* _The problem_:
Carry none of the pictures over; set down the material below exactly.

* _Available data_:

···

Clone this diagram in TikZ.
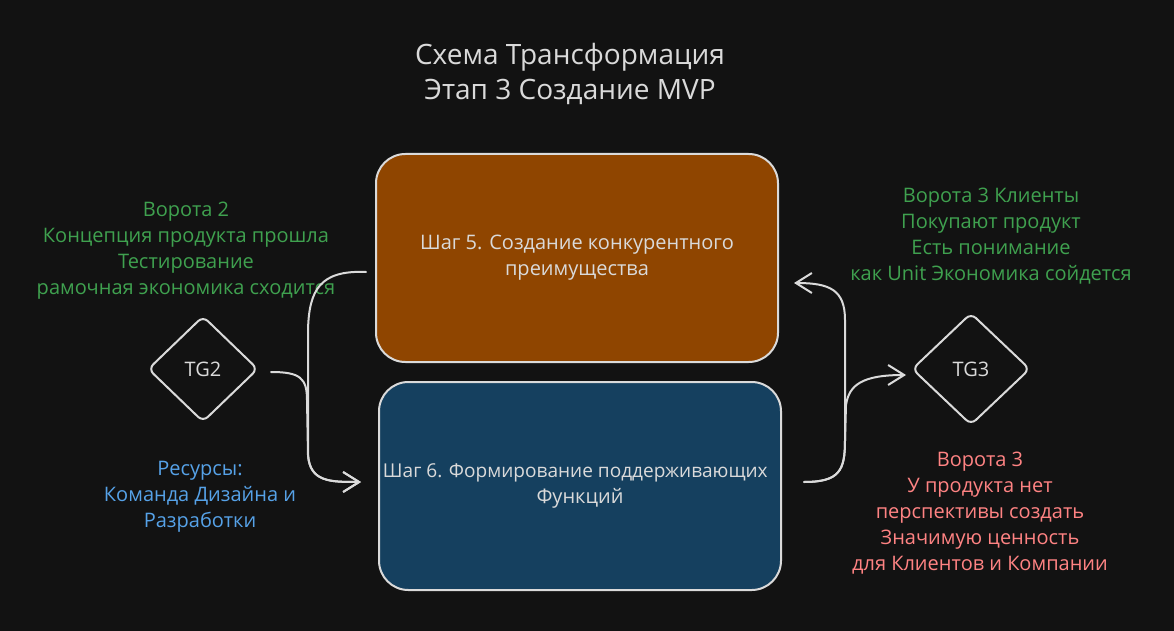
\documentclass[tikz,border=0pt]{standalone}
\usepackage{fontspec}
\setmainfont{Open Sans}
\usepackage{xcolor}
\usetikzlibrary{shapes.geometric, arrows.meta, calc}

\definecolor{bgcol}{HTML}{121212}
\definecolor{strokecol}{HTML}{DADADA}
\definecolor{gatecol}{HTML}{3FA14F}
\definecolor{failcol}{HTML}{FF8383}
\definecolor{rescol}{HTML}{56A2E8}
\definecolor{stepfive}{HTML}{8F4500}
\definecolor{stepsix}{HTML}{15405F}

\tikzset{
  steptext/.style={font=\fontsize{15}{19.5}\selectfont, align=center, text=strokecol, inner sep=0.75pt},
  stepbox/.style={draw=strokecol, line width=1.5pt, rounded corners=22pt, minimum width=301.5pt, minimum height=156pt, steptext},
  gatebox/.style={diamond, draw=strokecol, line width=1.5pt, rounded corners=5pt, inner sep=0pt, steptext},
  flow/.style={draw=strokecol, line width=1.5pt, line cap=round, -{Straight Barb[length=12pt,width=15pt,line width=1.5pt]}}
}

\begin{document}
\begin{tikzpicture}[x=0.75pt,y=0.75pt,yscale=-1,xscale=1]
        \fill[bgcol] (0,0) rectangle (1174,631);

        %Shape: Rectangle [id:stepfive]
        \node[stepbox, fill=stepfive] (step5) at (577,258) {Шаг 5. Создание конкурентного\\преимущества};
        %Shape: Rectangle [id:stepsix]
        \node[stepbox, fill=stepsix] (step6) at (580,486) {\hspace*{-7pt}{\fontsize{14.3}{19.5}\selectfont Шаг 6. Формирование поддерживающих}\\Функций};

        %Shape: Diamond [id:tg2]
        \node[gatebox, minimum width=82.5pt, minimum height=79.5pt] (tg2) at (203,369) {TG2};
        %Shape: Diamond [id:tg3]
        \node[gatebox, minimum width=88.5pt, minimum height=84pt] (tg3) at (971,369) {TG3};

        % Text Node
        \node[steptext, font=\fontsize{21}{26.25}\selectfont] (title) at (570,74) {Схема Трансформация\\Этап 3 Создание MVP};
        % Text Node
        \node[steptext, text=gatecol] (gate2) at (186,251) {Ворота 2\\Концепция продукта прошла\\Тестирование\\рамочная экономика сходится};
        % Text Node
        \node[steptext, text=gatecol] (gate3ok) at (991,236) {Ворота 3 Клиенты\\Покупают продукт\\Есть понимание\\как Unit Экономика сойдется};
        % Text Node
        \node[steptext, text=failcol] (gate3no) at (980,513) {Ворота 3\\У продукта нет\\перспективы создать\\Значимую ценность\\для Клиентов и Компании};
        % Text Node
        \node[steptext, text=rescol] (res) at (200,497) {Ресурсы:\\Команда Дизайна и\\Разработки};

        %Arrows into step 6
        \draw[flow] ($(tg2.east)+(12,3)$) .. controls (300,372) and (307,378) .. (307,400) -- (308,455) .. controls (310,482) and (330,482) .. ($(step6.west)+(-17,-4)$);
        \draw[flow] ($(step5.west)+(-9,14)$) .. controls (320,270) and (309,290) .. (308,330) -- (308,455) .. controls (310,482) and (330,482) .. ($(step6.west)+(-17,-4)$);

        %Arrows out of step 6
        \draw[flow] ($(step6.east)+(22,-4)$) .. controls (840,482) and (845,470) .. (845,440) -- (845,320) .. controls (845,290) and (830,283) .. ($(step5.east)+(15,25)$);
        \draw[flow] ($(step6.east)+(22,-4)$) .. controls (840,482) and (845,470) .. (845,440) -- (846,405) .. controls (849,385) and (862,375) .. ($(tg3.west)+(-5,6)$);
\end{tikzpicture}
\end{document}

···

* _Complete output_:
Clone this diagram in TikZ.
\documentclass[tikz,border=0pt]{standalone}
\usepackage{fontspec}
\setmainfont{Open Sans}
\usepackage{xcolor}
\usetikzlibrary{shapes.geometric, arrows.meta, calc}

\definecolor{bgcol}{HTML}{121212}
\definecolor{strokecol}{HTML}{DADADA}
\definecolor{gatecol}{HTML}{3FA14F}
\definecolor{failcol}{HTML}{FF8383}
\definecolor{rescol}{HTML}{56A2E8}
\definecolor{stepfive}{HTML}{8F4500}
\definecolor{stepsix}{HTML}{15405F}

\tikzset{
  steptext/.style={font=\fontsize{15}{19.5}\selectfont, align=center, text=strokecol, inner sep=0.75pt},
  stepbox/.style={draw=strokecol, line width=1.5pt, rounded corners=22pt, minimum width=301.5pt, minimum height=156pt, steptext},
  gatebox/.style={diamond, draw=strokecol, line width=1.5pt, rounded corners=5pt, inner sep=0pt, steptext},
  flow/.style={draw=strokecol, line width=1.5pt, line cap=round, -{Straight Barb[length=12pt,width=15pt,line width=1.5pt]}}
}

\begin{document}
\begin{tikzpicture}[x=0.75pt,y=0.75pt,yscale=-1,xscale=1]
        \fill[bgcol] (0,0) rectangle (1174,631);

        %Shape: Rectangle [id:stepfive]
        \node[stepbox, fill=stepfive] (step5) at (577,258) {Шаг 5. Создание конкурентного\\преимущества};
        %Shape: Rectangle [id:stepsix]
        \node[stepbox, fill=stepsix] (step6) at (580,486) {\hspace*{-7pt}{\fontsize{14.3}{19.5}\selectfont Шаг 6. Формирование поддерживающих}\\Функций};

        %Shape: Diamond [id:tg2]
        \node[gatebox, minimum width=82.5pt, minimum height=79.5pt] (tg2) at (203,369) {TG2};
        %Shape: Diamond [id:tg3]
        \node[gatebox, minimum width=88.5pt, minimum height=84pt] (tg3) at (971,369) {TG3};

        % Text Node
        \node[steptext, font=\fontsize{21}{26.25}\selectfont] (title) at (570,74) {Схема Трансформация\\Этап 3 Создание MVP};
        % Text Node
        \node[steptext, text=gatecol] (gate2) at (186,251) {Ворота 2\\Концепция продукта прошла\\Тестирование\\рамочная экономика сходится};
        % Text Node
        \node[steptext, text=gatecol] (gate3ok) at (991,236) {Ворота 3 Клиенты\\Покупают продукт\\Есть понимание\\как Unit Экономика сойдется};
        % Text Node
        \node[steptext, text=failcol] (gate3no) at (980,513) {Ворота 3\\У продукта нет\\перспективы создать\\Значимую ценность\\для Клиентов и Компании};
        % Text Node
        \node[steptext, text=rescol] (res) at (200,497) {Ресурсы:\\Команда Дизайна и\\Разработки};

        %Arrows into step 6
        \draw[flow] ($(tg2.east)+(12,3)$) .. controls (300,372) and (307,378) .. (307,400) -- (308,455) .. controls (310,482) and (330,482) .. ($(step6.west)+(-17,-4)$);
        \draw[flow] ($(step5.west)+(-9,14)$) .. controls (320,270) and (309,290) .. (308,330) -- (308,455) .. controls (310,482) and (330,482) .. ($(step6.west)+(-17,-4)$);

        %Arrows out of step 6
        \draw[flow] ($(step6.east)+(22,-4)$) .. controls (840,482) and (845,470) .. (845,440) -- (845,320) .. controls (845,290) and (830,283) .. ($(step5.east)+(15,25)$);
        \draw[flow] ($(step6.east)+(22,-4)$) .. controls (840,482) and (845,470) .. (845,440) -- (846,405) .. controls (849,385) and (862,375) .. ($(tg3.west)+(-5,6)$);
\end{tikzpicture}
\end{document}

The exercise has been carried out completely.